The Official WL Studio Theatre blog

Saturday, May 29, 2004

Reporting live from Quesnel...

It's 1:42 on Saturday. Our Friday night performance is done. The Saturday morning coffee critique is done. Post-coffee-critique lunch (Granville's) is done. We're all now officially off-duty. All we have to do now is relax, drink, and wait to take home some awards.

The trip up yesterday went well enough -- I travelled with Andrew Rook in the u-haul carrying the entirety of our set -- though we did have a brief encounter with some potentially bad karma on the journey. A family of geese decided that the middle of the highway was a perfectly good place to stop for a rest. By the time we figured out what it was on the road we were hurtling towards, there wasn't any time to avoid them (without running the risk of putting ourselves in danger) and...well, I don't know how to put this delicately...let's just say that not all the baby geese survived.

Being someone who gets emotionally shaken up everytime I kill a spider, the death of a few baby geese didn't sit terribly well with me. But there wasn't a whole lot that either of us could have done (well, even less that I could have done, being a passenger and, therefore, relatively useless).

We kept the story of the geese to ourselves until after the performance.
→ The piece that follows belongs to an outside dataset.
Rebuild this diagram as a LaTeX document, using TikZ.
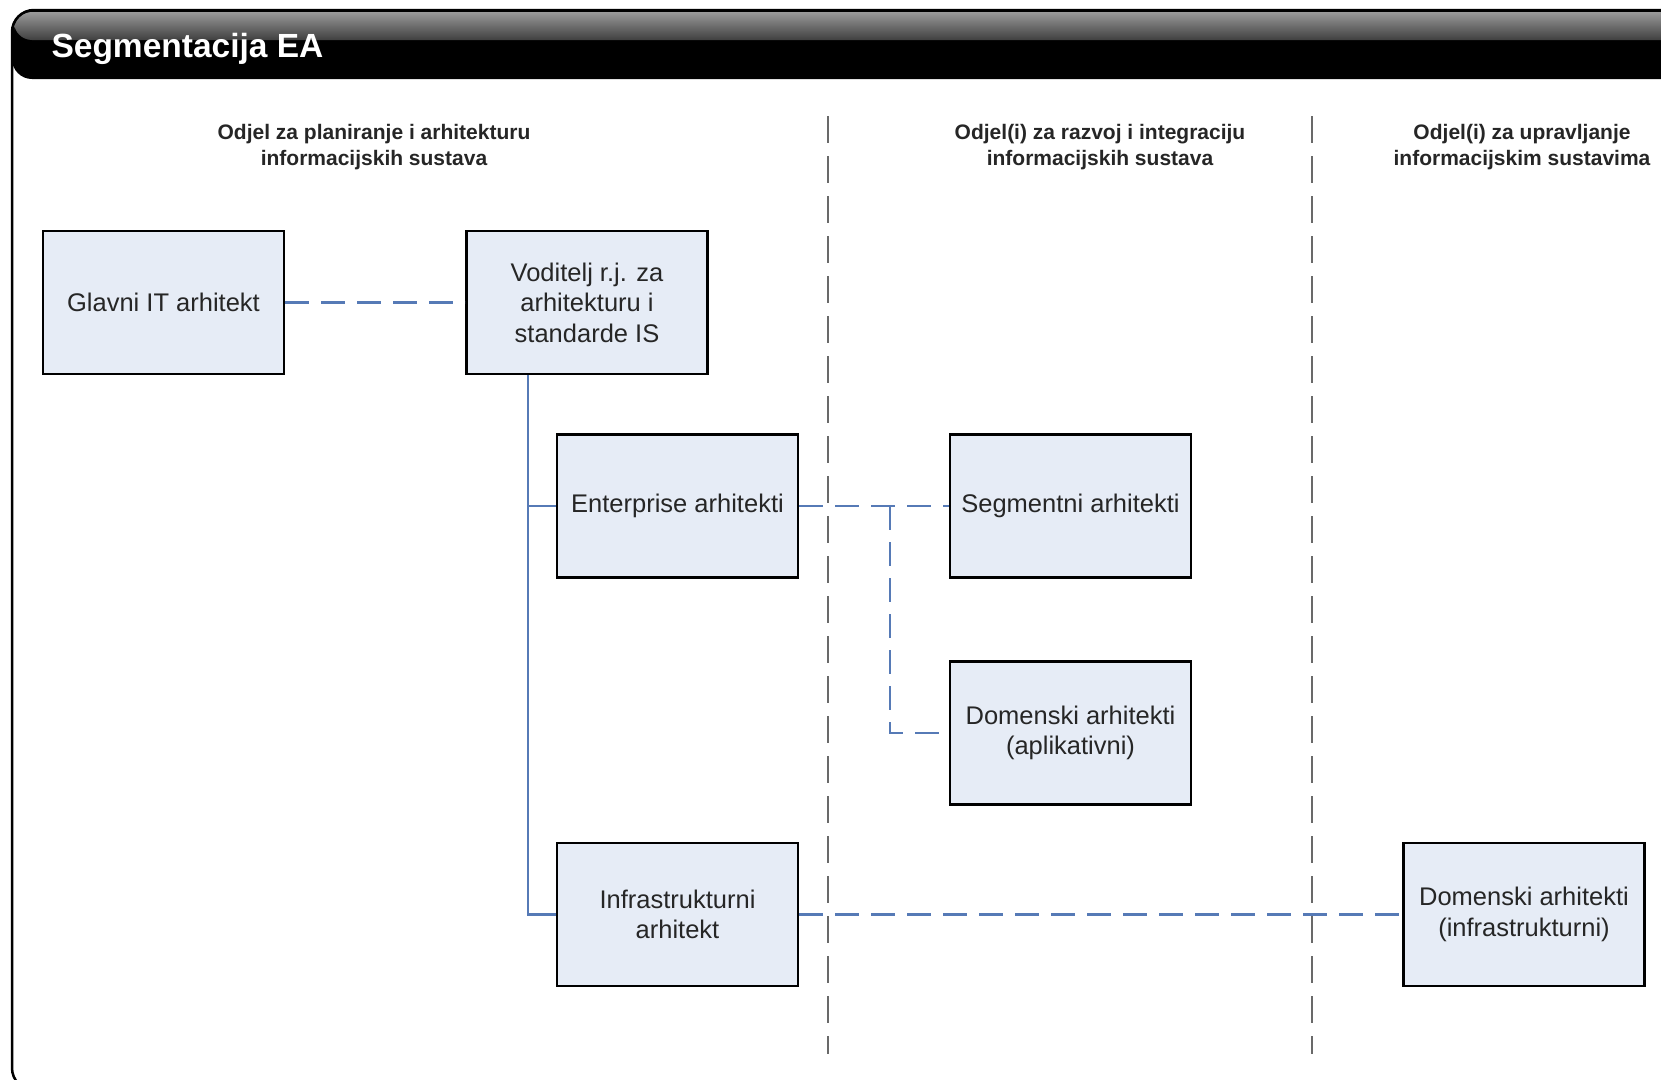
\documentclass[tikz,border=0pt]{standalone}
\usepackage{fontspec}
\setmainfont{Liberation Sans}
\usepackage{xcolor}
\definecolor{boxfill}{RGB}{230,236,246}
\definecolor{linkblue}{RGB}{86,122,182}
\definecolor{divgray}{RGB}{105,105,105}

\begin{document}
\begin{tikzpicture}[x=1pt,y=-1pt,
    box/.style={draw=black,line width=2.5pt,fill=boxfill,minimum width=241pt,minimum height=143pt,
        align=center,font=\fontsize{25.5}{30.6}\selectfont,text=black!85},
    dept/.style={align=center,font=\fontsize{21}{25.5}\selectfont\bfseries,text=black!85},
    link/.style={draw=linkblue,line width=2.5pt},
    dlink/.style={link,dash pattern=on 24pt off 12pt},
    divider/.style={draw=divgray,line width=2.2pt,dash pattern=on 27pt off 13pt}]
    \useasboundingbox (0,0) rectangle (1661,1079);
    \clip (0,0) rectangle (1661,1079);

    % frame and title bar
    \fill[white] (0,0) rectangle (1661,1079);
    \fill[black,rounded corners=20pt] (12,10) rectangle (1720,79);
    \shade[top color=black!40,bottom color=black!75,rounded corners=18pt] (14,12) rectangle (1720,40);
    \draw[black,line width=2.5pt,rounded corners=22pt] (12,10) rectangle (1720,1090);
    \node[anchor=base west,text=white,font=\fontsize{33.5}{40}\selectfont\bfseries] (title) at (48,57) {Segmentacija EA};

    % departments
    \node[dept] (dplan) at (374,147) {Odjel za planiranje i arhitekturu\\informacijskih sustava};
    \node[dept] (drazvoj) at (1100,147) {Odjel(i) za razvoj i integraciju\\informacijskih sustava};
    \node[dept] (dupr) at (1522,147) {Odjel(i) za upravljanje\\informacijskim sustavima};
    \foreach \x in {828,1312}
        \draw[divider] (\x,116) -- (\x,1054);

    % roles
    \node[box] (glavni) at (163.5,302.5) {Glavni IT arhitekt};
    \node[box] (voditelj) at (587,302.5) {Voditelj r.j. za\\arhitekturu i\\standarde IS};
    \node[box] (enterprise) at (677.5,506) {Enterprise arhitekti};
    \node[box] (infra) at (677.5,914.5) {Infrastrukturni\\arhitekt};
    \node[box] (segment) at (1070.5,506) {Segmentni arhitekti};
    \node[box] (domapl) at (1070.5,733) {Domenski arhitekti\\(aplikativni)};
    \node[box] (dominf) at (1524,914.5) {Domenski arhitekti\\(infrastrukturni)};

    \coordinate (trunk) at (528,375);
    \coordinate (split) at (890,506);

    \draw[link] (trunk) |- (infra.west);
    \draw[link] (trunk |- enterprise.west) -- (enterprise.west);
    \draw[dlink] (glavni) -- (voditelj);
    \draw[dlink] (enterprise) -- (segment);
    \draw[dlink] (split) |- (domapl.west);
    \draw[dlink] (infra) -- (dominf);
\end{tikzpicture}
\end{document}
No sense in spreading any of that bad karma around.

And, as it turned out, the bad karma had zero effect on the performance, which was fantastic, complete with a responsive audience of about 40 people (which, I think, actually beats any of the houses from WL, except *possibly* that last Saturday night).

We weren't completely free of technical issues. The TVs refused to work properly (*that* was probably Karma related) and at about 6:50, I gave up on getting them all functioning, and just ran with a single working television, arguing that one is leaps and bounds better than none.

Outside of that, there were a couple of small lighting glitches and one small sound glitch, but for a set that was put together in four hours in a space we had never used before, I couldn't possibly ask for any more than what we got last night. And in the good karma department, it appeared that we had a couple of folks depart at intermission. Which might not normally be taken as a good omen, but given that we had at least a few departures during our run in Williams Lake, this just struck me as further evidence that we were *on* last night, hitting them where it hurt (though, according to the adjudicator, we should have been hitting them harder and more violently...which I don't disagree with, but I'm not sure we could have survived having any more people storm out at intermission during our WL run...)

Anyway, to put it simply, we had a fantastic show last night.

Same can be said for the critique this morning. The adjudicator was carefuly to ensure that we were all aware that we had put together a great show, and the issues he wanted to discuss were just in relation to taking it just one or two steps further, and making the show just that small little bit better. And I really had no disagreements with anything that he had to say about improving the show. In fact, I often found myself shocked at his brilliant suggestions that had simply never even entered my mind.

So, mission accomplished. The coffee critique was the exact learning experience that I was hoping it would be. No one got ripped apart, no one took offense to anything that was said, and I learned a whole bunch of valuable stuff that I'll be taking with my into the next play I have anything to do with.

Thanks again to the Studio Theatre for giving me the go ahead to do this play in the first place, and then continuing to spend money on this gigantic loser in order to bring it Quesnel. I've had a fantastic time, and I'm looking forward to the banquet tonight.

The hard part is done. It's downhill from here. Or uphill. Dammit, I can never remember which one it is. Uphill...downhill...whatever.

Photos to come as soon as I return to WL.